Given instruction: Extract each line of the material that follows exactly and omit its pictures.

-------- Available data

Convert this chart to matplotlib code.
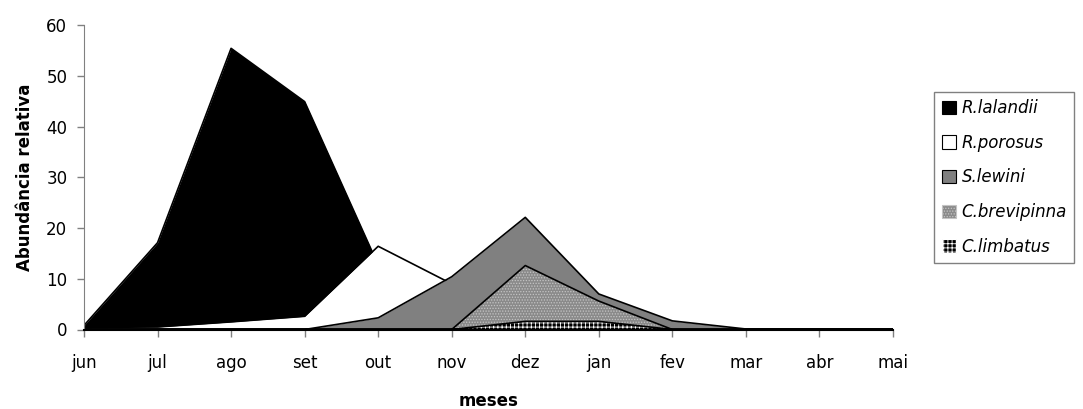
import matplotlib
matplotlib.use("Agg")
import matplotlib.pyplot as plt
from matplotlib.patches import Patch

plt.rcParams['font.family'] = ['DejaVu Sans']
plt.rcParams['hatch.linewidth'] = 0.6

months = ["jun", "jul", "ago", "set", "out", "nov", "dez", "jan", "fev", "mar", "abr", "mai"]

r_lalandii   = [0.8, 17.1, 55.4, 44.9, 12.7, 0, 0, 0, 0, 0, 0, 0]
r_porosus    = [0.4, 0.5, 1.5, 2.6, 16.4, 9.0, 2.0, 0, 0, 0, 0, 0]
s_lewini     = [0, 0, 0, 0, 2.3, 10.4, 22.1, 7.0, 1.7, 0.1, 0, 0]
c_brevipinna = [0, 0, 0, 0, 0, 0, 12.6, 5.6, 0, 0, 0, 0]
c_limbatus   = [0, 0, 0, 0, 0, 0, 1.6, 1.6, 0, 0, 0, 0]

series_names = ["R.lalandii", "R.porosus", "S.lewini", "C.brevipinna", "C.limbatus"]
series_vals = [r_lalandii, r_porosus, s_lewini, c_brevipinna, c_limbatus]
# (face colour, hatch, hatch colour)
styles = [
    ("#000000", None, "#000000"),
    ("#ffffff", None, "#ffffff"),
    ("#808080", None, "#808080"),
    ("#8a8a8a", "......", "#c4c4c4"),
    ("#000000", "++++", "#ffffff"),
]

FS = 12

fig = plt.figure(figsize=(10.83, 4.09), dpi=100)
ax = fig.add_axes([84 / 1083, 1 - 329.5 / 409, (893 - 84) / 1083, (329.5 - 25) / 409])

x = list(range(len(months)))
for vals, (fc, hatch, hc) in zip(series_vals, styles):
    ax.fill_between(x, 0, vals, facecolor=fc, edgecolor=hc, hatch=hatch, linewidth=0)
    ax.fill_between(x, 0, vals, facecolor="none", edgecolor="black", linewidth=1.2)

ax.set_xlim(0, 11)
ax.set_ylim(0, 60)
ax.set_yticks(range(0, 61, 10))
ax.set_xticks(x)
ax.set_xticklabels(months)

for s in ["top", "right"]:
    ax.spines[s].set_visible(False)
ax.spines["left"].set_color("#808080")
ax.spines["bottom"].set_color("#000000")
ax.spines["bottom"].set_linewidth(1.5)
ax.tick_params(axis="both", direction="out", length=5, width=1, color="#808080",
               labelsize=FS, labelcolor="black")
ax.tick_params(axis="y", pad=7)
ax.tick_params(axis="x", pad=13)

ax.set_ylabel("Abundância relativa", fontsize=FS, fontweight="bold", labelpad=9)
ax.set_xlabel("meses", fontsize=FS, fontweight="bold", labelpad=14)

handles = [Patch(facecolor=fc, edgecolor=("black" if hatch is None else hc), hatch=hatch, linewidth=0.8)
           for fc, hatch, hc in styles]
leg = fig.legend(handles, series_names, loc="upper left",
                 bbox_to_anchor=(934 / 1083, 1 - 91.5 / 409),
                 frameon=True, fancybox=False,
                 prop={"style": "italic", "size": FS},
                 handlelength=0.85, handleheight=0.85, handletextpad=0.35,
                 labelspacing=1.0, borderpad=0.45, borderaxespad=0)
leg.get_frame().set_edgecolor("#606060")
leg.get_frame().set_linewidth(1.0)

fig.savefig("out.png", dpi=100)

----------------

Result:
Convert this chart to matplotlib code.
import matplotlib
matplotlib.use("Agg")
import matplotlib.pyplot as plt
from matplotlib.patches import Patch

plt.rcParams['font.family'] = ['DejaVu Sans']
plt.rcParams['hatch.linewidth'] = 0.6

months = ["jun", "jul", "ago", "set", "out", "nov", "dez", "jan", "fev", "mar", "abr", "mai"]

r_lalandii   = [0.8, 17.1, 55.4, 44.9, 12.7, 0, 0, 0, 0, 0, 0, 0]
r_porosus    = [0.4, 0.5, 1.5, 2.6, 16.4, 9.0, 2.0, 0, 0, 0, 0, 0]
s_lewini     = [0, 0, 0, 0, 2.3, 10.4, 22.1, 7.0, 1.7, 0.1, 0, 0]
c_brevipinna = [0, 0, 0, 0, 0, 0, 12.6, 5.6, 0, 0, 0, 0]
c_limbatus   = [0, 0, 0, 0, 0, 0, 1.6, 1.6, 0, 0, 0, 0]

series_names = ["R.lalandii", "R.porosus", "S.lewini", "C.brevipinna", "C.limbatus"]
series_vals = [r_lalandii, r_porosus, s_lewini, c_brevipinna, c_limbatus]
# (face colour, hatch, hatch colour)
styles = [
    ("#000000", None, "#000000"),
    ("#ffffff", None, "#ffffff"),
    ("#808080", None, "#808080"),
    ("#8a8a8a", "......", "#c4c4c4"),
    ("#000000", "++++", "#ffffff"),
]

FS = 12

fig = plt.figure(figsize=(10.83, 4.09), dpi=100)
ax = fig.add_axes([84 / 1083, 1 - 329.5 / 409, (893 - 84) / 1083, (329.5 - 25) / 409])

x = list(range(len(months)))
for vals, (fc, hatch, hc) in zip(series_vals, styles):
    ax.fill_between(x, 0, vals, facecolor=fc, edgecolor=hc, hatch=hatch, linewidth=0)
    ax.fill_between(x, 0, vals, facecolor="none", edgecolor="black", linewidth=1.2)

ax.set_xlim(0, 11)
ax.set_ylim(0, 60)
ax.set_yticks(range(0, 61, 10))
ax.set_xticks(x)
ax.set_xticklabels(months)

for s in ["top", "right"]:
    ax.spines[s].set_visible(False)
ax.spines["left"].set_color("#808080")
ax.spines["bottom"].set_color("#000000")
ax.spines["bottom"].set_linewidth(1.5)
ax.tick_params(axis="both", direction="out", length=5, width=1, color="#808080",
               labelsize=FS, labelcolor="black")
ax.tick_params(axis="y", pad=7)
ax.tick_params(axis="x", pad=13)

ax.set_ylabel("Abundância relativa", fontsize=FS, fontweight="bold", labelpad=9)
ax.set_xlabel("meses", fontsize=FS, fontweight="bold", labelpad=14)

handles = [Patch(facecolor=fc, edgecolor=("black" if hatch is None else hc), hatch=hatch, linewidth=0.8)
           for fc, hatch, hc in styles]
leg = fig.legend(handles, series_names, loc="upper left",
                 bbox_to_anchor=(934 / 1083, 1 - 91.5 / 409),
                 frameon=True, fancybox=False,
                 prop={"style": "italic", "size": FS},
                 handlelength=0.85, handleheight=0.85, handletextpad=0.35,
                 labelspacing=1.0, borderpad=0.45, borderaxespad=0)
leg.get_frame().set_edgecolor("#606060")
leg.get_frame().set_linewidth(1.0)

fig.savefig("out.png", dpi=100)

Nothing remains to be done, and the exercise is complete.